Interpretive Summary: Sophorolipid (SL) is a natural product produced by a yeast strain called Candida bombicola. Sophorolipid has many important potential uses. It can serve variously as an environmentally friendly surfactant (or detergent), antimicrobial agent, ingredient for formulation of foods, and stabilizer of nanoparticles. Its components (or molecular parts) are also valued in the biomass conversion and the oleochemical arenas. The types of sophorolipid produced by Candida bombicola are limited in variety. One way to increase the variety of sophorolipid is to change the property of the enzyme (i.e., a protein that speeds up a reaction) responsible for making SL. In turn, genetic engineering is a powerful tool to change the property of an enzyme. As a first step in our research effort to increase the variety of SL, we have isolated and studied a gene responsible for making the kind of enzyme used by organism to produce molecules like the SL. This paper describes the technical details of the isolation and study of this gene, which we call “glucosyltransferase.” The outcome of this work provides an important groundwork to proceed with the making of new organisms to produce new SL.

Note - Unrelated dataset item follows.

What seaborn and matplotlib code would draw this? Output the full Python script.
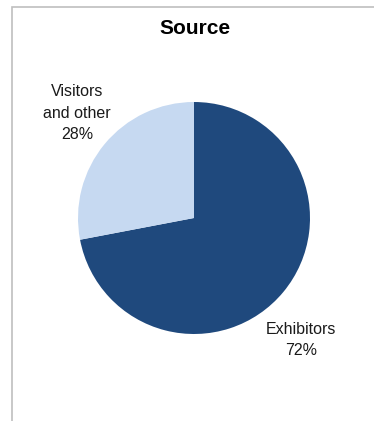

Technical Abstract: Candida bombicola is well-studied for the production of a biosurfactant, the sophorolipids. In this paper, the cloning of a glucosyltransferase gene using polymerase-chain-reaction (PCR) technique is described. Degenerative primer-pairs were first designed based on the highly conserved amino-acid sequences of several yeast glucosyltransferases. An amplified sequence (amplicon) of 700 base-pair was obtained and subsequently sequenced. Based on the sequence of this amplicon, additional PCR primers were designed for use in subsequent rounds of 3’- and 5’-extension using DNA walking technique to eventually obtain a C. bombicola genomic sequence containing an open-reading-frame putatively identified as a glucosyltransferase (gtf-1). The gene was subcloned in Kluyveromyces lactis for expression in an intracellular or secreted form.